What to produce:
Your task is to reproduce, verbatim and without pictures, the lines from the opening of the listing through the line containing "import * as".

==========

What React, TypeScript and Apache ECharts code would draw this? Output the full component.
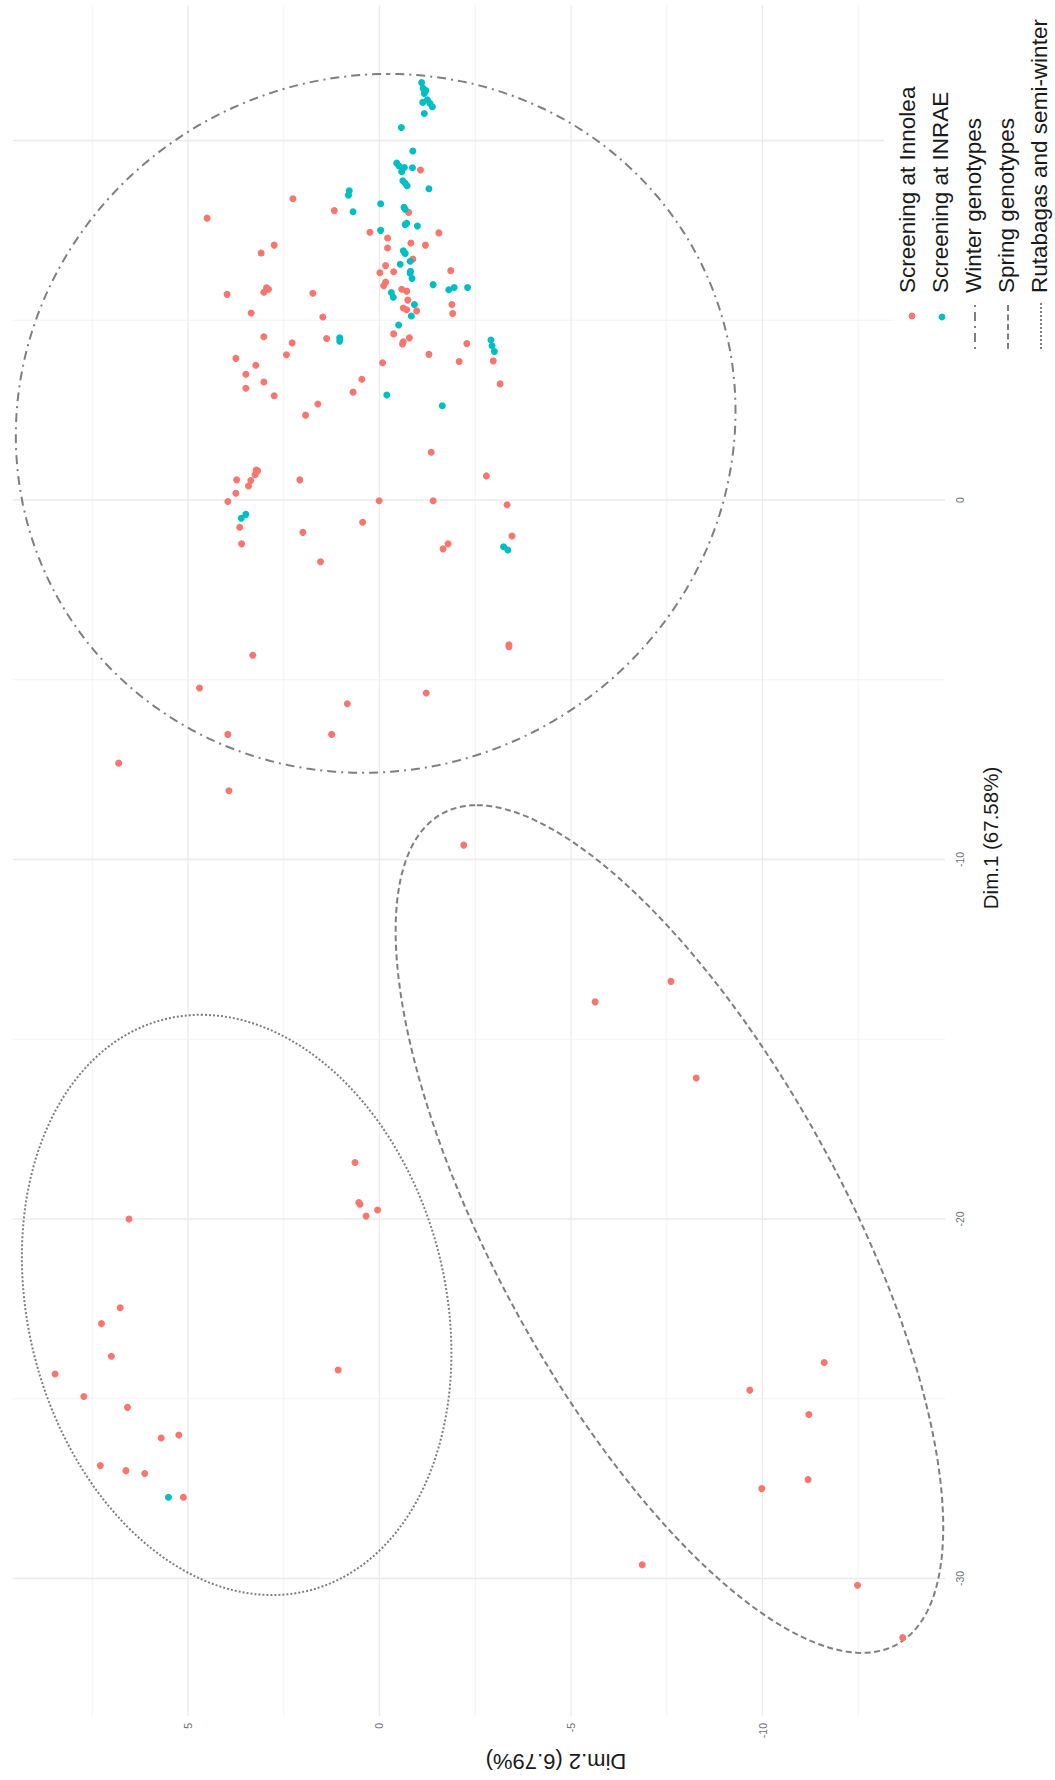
import React, { useEffect, useRef } from "react";
import * as echarts from "echarts";

// ---- Data: [Dim.2, Dim.1] ----
const INNOLEA: number[][] = [
  [-1.07, 9.18], [1.18, 8.05], [2.26, 8.38], [4.5, 7.84], [-0.76, 8.0], [0.25, 7.45], [-1.55, 7.43],
  [-0.21, 7.29], [-0.82, 7.15], [-1.2, 7.09], [-0.21, 7.01], [2.75, 7.09], [3.09, 6.87], [-0.87, 6.7],
  [-0.16, 6.52], [-0.37, 6.35], [-0.01, 6.32], [-1.86, 6.38], [-0.16, 6.06], [-0.11, 5.96], [-0.58, 5.86],
  [-0.71, 5.81], [2.95, 5.9], [3.02, 5.78], [2.9, 5.86], [3.98, 5.72], [1.74, 5.75], [-0.74, 5.56],
  [-0.62, 5.34], [-0.71, 5.29], [-0.97, 5.26], [-1.89, 5.44], [-1.91, 5.19], [3.35, 5.2], [1.48, 5.09],
  [3.02, 4.54], [2.28, 4.37], [1.38, 4.49], [-0.37, 4.62], [-0.78, 4.51], [-0.62, 4.4], [-0.6, 4.34],
  [-2.28, 4.35], [3.75, 3.94], [2.43, 4.04], [-1.29, 4.05], [-2.08, 3.85], [-2.97, 3.87], [3.23, 3.75],
  [-0.08, 3.82], [3.49, 3.5], [3.02, 3.28], [0.46, 3.36], [-3.15, 3.23], [3.49, 3.11], [0.69, 3.0],
  [2.75, 2.9], [1.61, 2.67], [1.93, 2.36], [-1.35, 1.33], [-2.79, 0.67], [3.22, 0.83], [3.18, 0.81],
  [3.25, 0.7], [3.36, 0.54], [3.42, 0.39], [3.73, 0.56], [3.75, 0.19], [3.96, -0.04], [2.08, 0.56],
  [0.01, -0.02], [-1.4, -0.02], [-3.33, -0.13], [3.65, -0.76], [3.6, -1.22], [2.0, -0.9], [0.44, -0.62],
  [1.54, -1.72], [-1.79, -1.22], [-1.66, -1.36], [-3.46, -1.0], [3.31, -4.32], [-3.38, -4.03],
  [-3.38, -4.08], [4.7, -5.23], [0.84, -5.67], [-1.22, -5.37], [3.96, -6.52], [1.25, -6.52],
  [6.81, -7.32], [3.93, -8.09], [-2.2, -9.6], [-5.63, -13.96], [-7.61, -13.39], [-8.27, -16.08],
  [-11.61, -23.99], [-9.67, -24.76], [-11.21, -25.44], [-11.19, -27.25], [-9.98, -27.5], [-6.86, -29.62],
  [-12.48, -30.19], [-13.66, -31.64], [0.64, -18.43], [0.54, -19.54], [0.51, -19.59], [0.35, -19.92],
  [0.05, -19.75], [1.08, -24.2], [6.54, -20.0], [6.77, -22.47], [7.26, -22.91], [7.0, -23.82],
  [8.47, -24.31], [7.72, -24.94], [6.58, -25.24], [5.7, -26.09], [5.24, -26.01], [7.29, -26.86],
  [6.62, -27.0], [6.13, -27.08], [5.12, -27.74],
];

const INRAE: number[][] = [
  [-1.1, 11.61], [-1.14, 11.45], [-1.21, 11.39], [-1.17, 11.31], [-1.13, 11.06], [-1.25, 11.13],
  [-1.32, 11.03], [-1.38, 10.94], [-1.17, 10.75], [-0.57, 10.36], [-0.87, 9.71], [-0.45, 9.37],
  [-0.51, 9.29], [-0.65, 9.25], [-0.86, 9.24], [-0.58, 9.13], [-0.61, 8.88], [-0.67, 8.81], [-0.72, 8.74],
  [-1.29, 8.66], [0.79, 8.6], [0.81, 8.48], [0.69, 8.02], [-0.03, 8.24], [-0.64, 8.14], [-0.67, 8.09],
  [-0.71, 7.7], [-0.67, 7.66], [-0.99, 7.62], [-0.03, 7.5], [-0.62, 6.93], [-0.67, 6.86], [-0.8, 6.64],
  [-0.54, 6.56], [-0.81, 6.36], [-0.8, 6.31], [-0.85, 6.16], [-1.4, 5.99], [-1.81, 5.85], [-1.95, 5.91],
  [-2.3, 5.91], [-0.31, 5.77], [-0.36, 5.64], [-0.91, 5.44], [-0.83, 5.12], [-0.5, 4.87], [1.04, 4.51],
  [1.04, 4.42], [-2.91, 4.45], [-2.94, 4.29], [-3.0, 4.13], [-0.19, 2.92], [-1.64, 2.62], [3.61, -0.51],
  [3.49, -0.4], [-3.24, -1.3], [-3.35, -1.39], [5.51, -27.74],
];

// Confidence ellipses: centre and two conjugate semi-diameters, in data units [Dim.2, Dim.1]
const ELLIPSE_NAMES = ["Winter genotypes", "Spring genotypes", "Rutabagas and semi-winter"];
const ELLIPSE_CENTER: number[][] = [[0.1, 2.13], [-7.57, -20.28], [3.73, -22.39]];
const ELLIPSE_AXIS_A: number[][] = [[-0.33, 9.72], [5.03, 11.79], [0.93, 8.07]];
const ELLIPSE_AXIS_B: number[][] = [[-9.39, 0], [-5.08, 0], [-5.53, 0]];

// Axes
const DIM2_MAJOR = [5, 0, -5, -10];
const DIM2_MINOR = [7.5, 2.5, -2.5, -7.5, -12.5];
const DIM1_MAJOR = [10, 0, -10, -20, -30];
const DIM1_MINOR = [5, -5, -15, -25];
const DIM1_LABELS = [0, -10, -20, -30];
const DIM2_RANGE = [-14.765, 9.577];
const DIM1_RANGE = [-33.825, 13.769];

const SERIES_NAMES = ["Screening at Innolea", "Screening at INRAE"];
const COLORS = ["#F8766D", "#00BFC4"];
const DASHES = [[2, 5, 9, 5], [6, 3.5], [2, 2]];
const ELLIPSE_COLOR = "#7f7f7f";

const App: React.FC = () => {
  const ref = useRef<HTMLDivElement>(null);

  useEffect(() => {
    if (!ref.current) return;
    const chart = echarts.init(ref.current, undefined, { renderer: "svg" });

    const gridData: number[][] = [
      ...DIM2_MAJOR.map((v) => [v, 0, 0]),
      ...DIM2_MINOR.map((v) => [v, 1, 0]),
      ...DIM1_MAJOR.map((v) => [v, 0, 1]),
      ...DIM1_MINOR.map((v) => [v, 1, 1]),
    ];

    const font = "'Liberation Sans', Arial, sans-serif";
    const legendX = [907, 940, 973, 1006, 1039];
    const legendTextBottom = 293;

    const legendGraphics: any[] = [
      { type: "rect", z: 50, shape: { x: 884, y: 0, width: 171, height: 300 }, style: { fill: "#ffffff" } },
      { type: "rect", z: 50, shape: { x: 894, y: 300, width: 161, height: 40 }, style: { fill: "#ffffff" } },
      { type: "circle", z: 60, shape: { cx: 912, cy: 316, r: 3.4 }, style: { fill: COLORS[0] } },
      { type: "circle", z: 60, shape: { cx: 942, cy: 317, r: 3.4 }, style: { fill: COLORS[1] } },
      ...[975, 1008, 1041].map((x, i) => ({
        type: "line",
        z: 60,
        shape: { x1: x, y1: 349, x2: x, y2: 302 },
        style: { stroke: ELLIPSE_COLOR, lineWidth: 2, lineDash: DASHES[i] },
      })),
      ...[...SERIES_NAMES, ...ELLIPSE_NAMES].map((name, i) => ({
        type: "text",
        z: 60,
        x: legendX[i],
        y: legendTextBottom,
        rotation: Math.PI / 2,
        style: {
          text: name,
          font: `22.5px ${font}`,
          fill: "#1a1a1a",
          textAlign: "left",
          align: "left",
          textVerticalAlign: "middle",
          verticalAlign: "middle",
        },
      })),
      {
        type: "text",
        z: 60,
        x: 990.5,
        y: 838,
        rotation: Math.PI / 2,
        style: {
          text: "Dim.1 (67.58%)",
          font: `20.5px ${font}`,
          fill: "#1a1a1a",
          textAlign: "center",
          align: "center",
          textVerticalAlign: "middle",
          verticalAlign: "middle",
        },
      },
      {
        type: "text",
        z: 60,
        x: 556,
        y: 1761,
        rotation: Math.PI,
        style: {
          text: "Dim.2 (6.79%)",
          font: `22px ${font}`,
          fill: "#1a1a1a",
          textAlign: "center",
          align: "center",
          textVerticalAlign: "middle",
          verticalAlign: "middle",
        },
      },
    ];

    chart.setOption({
      animation: false,
      backgroundColor: "#ffffff",
      grid: { left: 12.7, right: 110, top: 5, bottom: 64, containLabel: false },
      xAxis: {
        type: "value",
        min: DIM2_RANGE[0],
        max: DIM2_RANGE[1],
        inverse: true,
        position: "bottom",
        axisLine: { show: false },
        axisTick: { show: false },
        splitLine: { show: false },
        axisLabel: {
          customValues: DIM2_MAJOR,
          rotate: 90,
          margin: 7,
          fontSize: 10.5,
          color: "#6e6e80",
          fontFamily: font,
          showMinLabel: true,
          showMaxLabel: true,
        },
      },
      yAxis: {
        type: "value",
        min: DIM1_RANGE[0],
        max: DIM1_RANGE[1],
        position: "right",
        axisLine: { show: false },
        axisTick: { show: false },
        splitLine: { show: false },
        axisLabel: {
          customValues: DIM1_LABELS,
          rotate: 90,
          margin: 9,
          fontSize: 10.5,
          color: "#6e6e80",
          fontFamily: font,
        },
      },
      graphic: legendGraphics,
      series: [
        {
          type: "custom",
          name: "grid",
          silent: true,
          z: 0,
          data: gridData,
          renderItem: (params: any, api: any) => {
            const cs = params.coordSys;
            const value = api.value(0);
            const minor = api.value(1) === 1;
            const dir = api.value(2);
            let shape;
            if (dir === 0) {
              const x = api.coord([value, 0])[0];
              shape = { x1: x, y1: cs.y, x2: x, y2: cs.y + cs.height };
            } else {
              const y = api.coord([0, value])[1];
              shape = { x1: cs.x, y1: y, x2: cs.x + cs.width, y2: y };
            }
            return {
              type: "line",
              shape,
              style: { stroke: minor ? "#f2f2f2" : "#ebebeb", lineWidth: minor ? 0.9 : 1.3 },
            };
          },
        },
        {
          type: "custom",
          name: "ellipses",
          silent: true,
          z: 3,
          clip: false,
          data: ELLIPSE_CENTER,
          renderItem: (params: any, api: any) => {
            const i = params.dataIndex;
            const c = ELLIPSE_CENTER[i];
            const a = ELLIPSE_AXIS_A[i];
            const b = ELLIPSE_AXIS_B[i];
            const pts: number[][] = [];
            const n = 240;
            for (let k = 0; k <= n; k++) {
              const t = (k / n) * Math.PI * 2;
              const w = c[0] + a[0] * Math.cos(t) + b[0] * Math.sin(t);
              const v = c[1] + a[1] * Math.cos(t) + b[1] * Math.sin(t);
              pts.push(api.coord([w, v]));
            }
            return {
              type: "polyline",
              shape: { points: pts },
              style: { fill: "none", stroke: ELLIPSE_COLOR, lineWidth: 2, lineDash: DASHES[i] },
            };
          },
        },
        {
          type: "scatter",
          name: SERIES_NAMES[0],
          data: INNOLEA,
          symbol: "circle",
          symbolSize: 7,
          z: 5,
          silent: true,
          itemStyle: { color: COLORS[0], opacity: 1 },
        },
        {
          type: "scatter",
          name: SERIES_NAMES[1],
          data: INRAE,
          symbol: "circle",
          symbolSize: 7,
          z: 6,
          silent: true,
          itemStyle: { color: COLORS[1], opacity: 1 },
        },
      ],
    });

    return () => {
      chart.dispose();
    };
  }, []);

  return (
    <div
      ref={ref}
      style={{ position: "absolute", left: 0, top: 0, width: 1055, height: 1780, background: "#fff" }}
    />
  );
};

export default App;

==========

Result:
What React, TypeScript and Apache ECharts code would draw this? Output the full component.
import React, { useEffect, useRef } from "react";
import * as echarts from "echarts";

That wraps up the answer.